Sunday, October 6, 2013

ADDICTION AND FAMILY

Nick Flynn, Another Bullshit Night in Suck City: A Memoir (New York: Norton, 2004) ("The Zen master tells me that my body is the communication of my father's body. This is a hard fact, he says. By now I've already spent countless hours in twelve-step meetings, perched on a folding chair, listening to sorry-assed people tell sorry-assed tales in one church basement after another. I've heard of a pilot talk about waking up in Paris, not remembering he had flown himself and three hundred passengers in the night before. I've befriended a guy who poured gasoline on his hand and lit it, just to get the morphine.
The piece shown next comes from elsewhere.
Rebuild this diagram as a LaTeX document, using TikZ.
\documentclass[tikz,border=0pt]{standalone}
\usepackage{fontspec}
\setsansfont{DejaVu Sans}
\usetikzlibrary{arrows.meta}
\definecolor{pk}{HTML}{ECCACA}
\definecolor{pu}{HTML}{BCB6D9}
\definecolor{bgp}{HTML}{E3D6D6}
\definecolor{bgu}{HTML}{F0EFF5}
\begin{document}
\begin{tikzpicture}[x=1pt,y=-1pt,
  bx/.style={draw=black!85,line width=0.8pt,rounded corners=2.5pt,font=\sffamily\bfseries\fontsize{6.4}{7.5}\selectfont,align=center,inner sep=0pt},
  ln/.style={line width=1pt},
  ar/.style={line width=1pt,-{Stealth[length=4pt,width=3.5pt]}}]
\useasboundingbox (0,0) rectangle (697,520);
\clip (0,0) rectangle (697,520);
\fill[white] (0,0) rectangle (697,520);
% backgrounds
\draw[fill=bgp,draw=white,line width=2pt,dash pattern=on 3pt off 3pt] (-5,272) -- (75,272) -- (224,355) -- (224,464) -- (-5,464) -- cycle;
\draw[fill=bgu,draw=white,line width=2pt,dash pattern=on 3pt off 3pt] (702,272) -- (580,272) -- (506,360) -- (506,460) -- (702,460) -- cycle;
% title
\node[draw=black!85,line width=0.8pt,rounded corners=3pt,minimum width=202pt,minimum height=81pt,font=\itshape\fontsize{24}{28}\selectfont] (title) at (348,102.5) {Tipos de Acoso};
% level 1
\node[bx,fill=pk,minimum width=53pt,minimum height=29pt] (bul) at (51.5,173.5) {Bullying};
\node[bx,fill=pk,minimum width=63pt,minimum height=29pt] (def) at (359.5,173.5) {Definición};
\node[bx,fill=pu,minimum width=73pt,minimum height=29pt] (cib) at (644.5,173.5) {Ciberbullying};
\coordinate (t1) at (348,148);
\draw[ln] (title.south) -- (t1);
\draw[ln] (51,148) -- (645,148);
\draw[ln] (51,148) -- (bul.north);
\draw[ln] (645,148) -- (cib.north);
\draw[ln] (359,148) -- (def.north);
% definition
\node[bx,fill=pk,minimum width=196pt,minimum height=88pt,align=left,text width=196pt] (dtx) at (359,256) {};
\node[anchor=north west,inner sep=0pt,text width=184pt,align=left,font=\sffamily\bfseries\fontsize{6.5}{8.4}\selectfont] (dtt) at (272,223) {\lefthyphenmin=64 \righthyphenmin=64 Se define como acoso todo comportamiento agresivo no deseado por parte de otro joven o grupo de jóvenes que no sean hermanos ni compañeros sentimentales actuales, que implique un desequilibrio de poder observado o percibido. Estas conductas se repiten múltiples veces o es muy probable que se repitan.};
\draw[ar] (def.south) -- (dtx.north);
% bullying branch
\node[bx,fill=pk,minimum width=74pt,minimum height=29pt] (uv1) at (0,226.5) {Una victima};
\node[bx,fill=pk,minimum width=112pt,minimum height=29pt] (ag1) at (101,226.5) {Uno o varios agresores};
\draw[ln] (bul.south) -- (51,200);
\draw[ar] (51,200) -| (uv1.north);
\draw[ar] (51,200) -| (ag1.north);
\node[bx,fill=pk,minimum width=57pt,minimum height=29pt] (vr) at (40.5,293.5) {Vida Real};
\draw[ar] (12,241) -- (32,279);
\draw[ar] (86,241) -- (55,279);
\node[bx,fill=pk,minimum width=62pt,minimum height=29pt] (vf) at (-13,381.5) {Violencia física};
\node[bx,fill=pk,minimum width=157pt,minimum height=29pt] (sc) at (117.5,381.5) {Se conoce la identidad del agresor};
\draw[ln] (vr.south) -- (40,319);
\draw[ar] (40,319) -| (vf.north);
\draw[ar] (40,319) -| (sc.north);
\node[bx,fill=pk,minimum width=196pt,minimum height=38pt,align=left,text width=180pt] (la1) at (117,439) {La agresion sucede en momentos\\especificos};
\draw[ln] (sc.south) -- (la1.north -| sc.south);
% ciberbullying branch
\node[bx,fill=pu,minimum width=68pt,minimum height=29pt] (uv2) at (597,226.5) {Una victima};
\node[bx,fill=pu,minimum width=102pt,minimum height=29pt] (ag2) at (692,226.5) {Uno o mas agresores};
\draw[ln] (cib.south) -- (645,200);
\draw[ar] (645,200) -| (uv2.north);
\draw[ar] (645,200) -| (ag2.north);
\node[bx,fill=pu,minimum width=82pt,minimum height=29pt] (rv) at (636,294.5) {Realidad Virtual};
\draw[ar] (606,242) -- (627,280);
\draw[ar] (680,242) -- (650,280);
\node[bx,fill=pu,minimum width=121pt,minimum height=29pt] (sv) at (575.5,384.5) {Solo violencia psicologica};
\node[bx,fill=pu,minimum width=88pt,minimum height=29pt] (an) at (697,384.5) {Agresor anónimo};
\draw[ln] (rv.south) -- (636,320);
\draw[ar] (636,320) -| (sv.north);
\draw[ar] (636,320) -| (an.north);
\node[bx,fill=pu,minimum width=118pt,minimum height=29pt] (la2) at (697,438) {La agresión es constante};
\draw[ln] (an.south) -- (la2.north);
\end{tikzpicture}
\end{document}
It takes a year to realize I am no different form anyone else. The Zen master says that if I can understand the nature of my body I will understand the cosmos--this is one promise of Buddhism. Unfortunately, I learn, the path to understanding is through my father's body, which, it seems, is my body, inescapably. To be caught in a notion of self is bad. To be caught in a notion of nonself is worse. I saw him sleeping in the sun on a bench on the Esplanade, He  rose and staggered to the edge of the river to piss. Jesus said, Forgive! Buddha said, Awaken! The first warm day of spring, families out for a Sunday stroll. I watch them watch him, saw how they steered clear. That fucking little girl." Id. at 292-293.).